Episode 3: Health insurance and residential treatment.
Updated: Nov 11, 2019
Episode 3 of the Food for Thought mental health podcast is all about health insurance and answers the often-asked question, "Why won't health insurance cover residential treatment?"
Host: Virgil Stucker.
Guest: Scott Leshin, founder and CEO of SJ Health Insurance Advocates. SJ Health Insurance Advocates is a health insurance claims management and advocacy ﬁrm based in New Jersey and serving families all over the country.
ABOUT THIS EPISODE
Medical insurance companies typically try not to cover needed mental health treatment beyond the average 7.2 day hospital stay during a crisis. Scott and his firm are helping families and providers to secure coverage for residential, specialty and community-based care… when it is needed. They try to get insurance companies to comply with the federal mandates requiring that those with mental illness be given treatment that is equivalent to treatments covered for physical illness.
The recording of this conversation with Scott was particularly timely due to a major ruling on Monday March 4th, in which a Federal Judge from California found that UBH of UnitedHealth Group created internal policies that impeded access to care for patients with mental health and substance abuse disorders to save money.
ABOUT OUR GUEST
Scott Leshin comes to this work with very personal experience: he founded this company after discovering firsthand how broken the health insurance industry is while trying to seek reimbursement for his son, Sam, who has cerebral palsy.
Scott received his Bachelor’s degree from Syracuse University and Master’s degree from NYU Stern School of Business. Prior to founding SJHIA, Scott worked on Wall Street for both Morgan Stanley and Goldman Sachs.
While working an intense full-time job, Scott was also managing the challenges and frustrations that came from navigating the health insurance bureaucracy. Through consistent and determined advocacy for his son, Scott continued to cultivate his knowledge and expertise of the health insurance industry.
After achieving success for his son (who he still fights for daily) and becoming aware that many other families also needed help, Scott launched SJHealth which now has 40 employees helping him to help families and mental health care providers nationwide to gain greater access to medical insurance resources for treatment beyond acute hospital care.
The three main talking points addressed in this episode:
1. Framing the issue: why health insurance companies are so reluctant to cover residential treatment.
2. How can families be smart consumers, avoid pitfalls, and get the most out of their health insurance coverage?
3.Breaking news: California judge rules against United Behavior Health for discriminatory practices.
During the live recording of this episode, we received more questions than we could answer. Below Scott has addressed each of the questions we did not have time to get to.
Given that it's all about the money - how do we make NOT paying more expensive? Penalties for denials? Currently if someone does actually sue & win, there are no damages for instance.
There are instances where insurance carriers are fined for their bad behavior. It is not uncommon. However, these fines are very small and the carriers save money by paying the fines vs the claims.

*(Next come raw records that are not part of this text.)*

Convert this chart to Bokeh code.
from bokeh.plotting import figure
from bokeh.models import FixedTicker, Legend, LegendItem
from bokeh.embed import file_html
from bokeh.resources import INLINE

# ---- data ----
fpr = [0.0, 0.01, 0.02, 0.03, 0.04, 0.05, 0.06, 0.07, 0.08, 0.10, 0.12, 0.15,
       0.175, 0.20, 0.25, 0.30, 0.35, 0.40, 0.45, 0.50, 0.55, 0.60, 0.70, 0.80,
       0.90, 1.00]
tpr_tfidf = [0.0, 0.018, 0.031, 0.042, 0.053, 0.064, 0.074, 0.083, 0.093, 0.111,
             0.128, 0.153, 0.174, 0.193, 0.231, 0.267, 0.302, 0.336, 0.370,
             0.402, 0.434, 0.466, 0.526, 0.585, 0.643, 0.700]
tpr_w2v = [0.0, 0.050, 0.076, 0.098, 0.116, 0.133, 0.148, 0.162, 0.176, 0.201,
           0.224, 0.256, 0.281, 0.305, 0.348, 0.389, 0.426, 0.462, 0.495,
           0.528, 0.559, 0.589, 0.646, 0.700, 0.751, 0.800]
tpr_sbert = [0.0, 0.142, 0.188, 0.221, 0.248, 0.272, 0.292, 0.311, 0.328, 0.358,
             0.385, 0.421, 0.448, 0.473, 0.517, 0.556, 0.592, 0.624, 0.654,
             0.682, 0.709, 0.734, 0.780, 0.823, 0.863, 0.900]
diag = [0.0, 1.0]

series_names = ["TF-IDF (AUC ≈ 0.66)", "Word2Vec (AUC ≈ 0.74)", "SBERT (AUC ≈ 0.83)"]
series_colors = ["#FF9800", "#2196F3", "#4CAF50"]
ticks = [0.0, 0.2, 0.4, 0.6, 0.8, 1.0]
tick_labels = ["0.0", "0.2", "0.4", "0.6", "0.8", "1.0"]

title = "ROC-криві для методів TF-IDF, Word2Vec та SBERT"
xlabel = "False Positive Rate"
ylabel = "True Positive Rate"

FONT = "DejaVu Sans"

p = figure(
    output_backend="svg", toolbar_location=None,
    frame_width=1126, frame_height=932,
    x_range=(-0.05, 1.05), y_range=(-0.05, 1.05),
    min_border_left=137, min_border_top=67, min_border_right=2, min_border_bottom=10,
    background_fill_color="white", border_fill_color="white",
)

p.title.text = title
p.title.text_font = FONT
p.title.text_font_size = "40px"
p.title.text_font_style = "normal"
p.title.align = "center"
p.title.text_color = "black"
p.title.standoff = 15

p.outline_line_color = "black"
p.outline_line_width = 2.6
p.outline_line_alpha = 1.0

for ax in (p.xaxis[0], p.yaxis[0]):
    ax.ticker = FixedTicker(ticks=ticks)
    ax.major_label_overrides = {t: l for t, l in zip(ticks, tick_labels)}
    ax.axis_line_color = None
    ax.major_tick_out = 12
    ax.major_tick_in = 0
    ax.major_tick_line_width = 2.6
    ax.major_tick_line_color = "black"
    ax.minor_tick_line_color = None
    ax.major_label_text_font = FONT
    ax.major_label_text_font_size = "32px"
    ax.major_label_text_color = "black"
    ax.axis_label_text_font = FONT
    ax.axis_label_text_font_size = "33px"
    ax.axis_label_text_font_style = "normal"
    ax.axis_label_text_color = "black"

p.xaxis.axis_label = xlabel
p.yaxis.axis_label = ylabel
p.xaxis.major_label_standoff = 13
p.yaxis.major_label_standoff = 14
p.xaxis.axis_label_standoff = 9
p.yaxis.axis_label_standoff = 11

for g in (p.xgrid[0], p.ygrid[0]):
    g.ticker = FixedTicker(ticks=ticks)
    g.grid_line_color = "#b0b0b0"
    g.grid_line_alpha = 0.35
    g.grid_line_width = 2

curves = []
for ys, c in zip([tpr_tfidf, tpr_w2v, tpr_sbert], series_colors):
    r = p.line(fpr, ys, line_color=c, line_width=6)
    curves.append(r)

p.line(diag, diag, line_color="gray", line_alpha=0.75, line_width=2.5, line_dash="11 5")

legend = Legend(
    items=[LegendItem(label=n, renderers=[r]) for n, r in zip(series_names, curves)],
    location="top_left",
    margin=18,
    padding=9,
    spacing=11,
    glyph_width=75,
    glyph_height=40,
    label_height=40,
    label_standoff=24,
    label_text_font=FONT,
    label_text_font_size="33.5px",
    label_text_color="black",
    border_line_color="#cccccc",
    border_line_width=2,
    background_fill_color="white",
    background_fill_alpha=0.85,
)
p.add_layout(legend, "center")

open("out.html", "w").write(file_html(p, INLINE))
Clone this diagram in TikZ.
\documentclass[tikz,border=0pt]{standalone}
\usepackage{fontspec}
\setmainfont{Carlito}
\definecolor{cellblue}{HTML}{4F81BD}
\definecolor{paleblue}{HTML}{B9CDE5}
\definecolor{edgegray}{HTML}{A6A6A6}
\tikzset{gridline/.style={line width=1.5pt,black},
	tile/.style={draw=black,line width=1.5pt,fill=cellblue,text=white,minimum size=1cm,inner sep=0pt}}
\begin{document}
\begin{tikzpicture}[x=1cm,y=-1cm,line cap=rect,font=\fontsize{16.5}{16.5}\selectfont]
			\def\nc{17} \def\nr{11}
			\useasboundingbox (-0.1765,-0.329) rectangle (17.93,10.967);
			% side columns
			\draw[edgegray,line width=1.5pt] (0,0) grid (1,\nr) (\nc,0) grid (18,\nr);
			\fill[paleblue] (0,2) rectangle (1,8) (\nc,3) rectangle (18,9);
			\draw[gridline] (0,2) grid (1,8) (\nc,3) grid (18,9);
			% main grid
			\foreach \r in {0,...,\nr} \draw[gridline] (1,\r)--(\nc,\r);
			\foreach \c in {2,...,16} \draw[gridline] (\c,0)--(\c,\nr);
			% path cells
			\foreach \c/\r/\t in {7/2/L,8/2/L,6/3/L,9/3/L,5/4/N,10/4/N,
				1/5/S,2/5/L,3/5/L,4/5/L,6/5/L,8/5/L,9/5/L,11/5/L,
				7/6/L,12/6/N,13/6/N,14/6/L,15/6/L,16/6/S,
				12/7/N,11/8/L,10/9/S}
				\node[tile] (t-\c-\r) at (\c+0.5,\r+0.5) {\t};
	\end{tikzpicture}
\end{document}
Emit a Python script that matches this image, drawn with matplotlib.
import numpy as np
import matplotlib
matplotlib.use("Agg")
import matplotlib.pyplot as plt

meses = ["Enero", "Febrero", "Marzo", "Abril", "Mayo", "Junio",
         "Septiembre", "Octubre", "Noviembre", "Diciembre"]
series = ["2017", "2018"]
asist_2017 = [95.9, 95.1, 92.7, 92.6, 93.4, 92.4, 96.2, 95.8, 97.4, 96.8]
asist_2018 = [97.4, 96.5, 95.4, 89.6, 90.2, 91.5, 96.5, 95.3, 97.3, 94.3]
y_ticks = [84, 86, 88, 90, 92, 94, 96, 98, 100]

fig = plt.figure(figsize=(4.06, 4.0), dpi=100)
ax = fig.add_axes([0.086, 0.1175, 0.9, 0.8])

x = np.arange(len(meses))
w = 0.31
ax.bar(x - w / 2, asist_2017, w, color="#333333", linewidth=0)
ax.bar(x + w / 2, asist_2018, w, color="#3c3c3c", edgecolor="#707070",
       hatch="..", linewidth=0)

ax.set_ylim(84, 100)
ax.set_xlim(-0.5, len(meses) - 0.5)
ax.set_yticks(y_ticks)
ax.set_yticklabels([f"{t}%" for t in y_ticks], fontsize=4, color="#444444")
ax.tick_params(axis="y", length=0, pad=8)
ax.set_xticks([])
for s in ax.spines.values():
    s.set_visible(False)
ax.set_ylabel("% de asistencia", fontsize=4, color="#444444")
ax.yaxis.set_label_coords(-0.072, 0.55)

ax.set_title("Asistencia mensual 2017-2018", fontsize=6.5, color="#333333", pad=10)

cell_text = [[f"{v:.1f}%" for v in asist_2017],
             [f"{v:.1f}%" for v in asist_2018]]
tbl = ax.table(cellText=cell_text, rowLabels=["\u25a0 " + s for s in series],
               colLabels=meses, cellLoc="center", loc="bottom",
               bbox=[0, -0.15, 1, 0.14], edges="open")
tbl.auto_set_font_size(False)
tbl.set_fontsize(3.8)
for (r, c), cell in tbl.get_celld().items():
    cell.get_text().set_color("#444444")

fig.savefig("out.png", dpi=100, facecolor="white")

Can you discuss a few case studies where getting coverage was successful? What sort of diagnosis did the person have and why kind of treatment did they receive?
Majority of cases are successful and this applies to all levels of care. You can find the Clinical Policy Guidelines online that demonstrate what a patient must present with to have the best chance for success. It is important to note that proactively seeking authorization leads to significantly more successful than retroactively seeking authorization via the appeals process.
What have you found to be the average number of days insurance companies are willing to cover residential treatment for?
27 – 45 days
Do you have hope that our healthcare system will turn away from volume-based care and towards a more preventative approach, like you just spoke about?
Our healthcare system is moving in this direction but the insurance industry is not. The two need to meet. This is the on-going battle. You see this more on the medical side. For example, wellness visits and flu shots are commonly offered for free from insurance carriers bc they are inexpensive and do save costs long term for the carrier. Conversely on the mental health side we are very far apart.
Is it easier to get coverage if the parents have guardianship?
Past age 26 it is. Reason being is that the courts have already demonstrated the need.
Is the answer universal healthcare?
In my opinion no. It’s failing in the countries that have it and there is too much dysfunction in our government to successfully administer basic programs let alone something as important has healthcare. This is a political issue which I like to stay away from.
What can program leaders of residential programs who care do to help families with the health insurance mess?
Most programs do offer some sort of insurance assistance either in house or via a third party relationship such as working with firms like mine. Programs should also be tracking outcomes and conducting outcomes studies to offer proof to insurance companies as to the effectiveness of residential treatment.
Regarding the court cases and what we hope can begin changes in the current lack of insurance coverage when needed - what can we do as citizens to help this movement? On the legislative side, we can keep sending the message to our representatives, but can we do anything to support forward movement of what's going on in courts? Is this a battle that is better fought on state or federal level?
The more light we can shine on this issue the better. Be it contacting your representative or getting active in various advocacy groups.
Is it correct that the in network rehabs are more regulated and more reliable than out of network facilities?
Regulation on quality of care does not fall to the insurance carrier. This is done on the state level. Both in and out of network providers can do a great job or a terrible job. It varies significantly from program to program.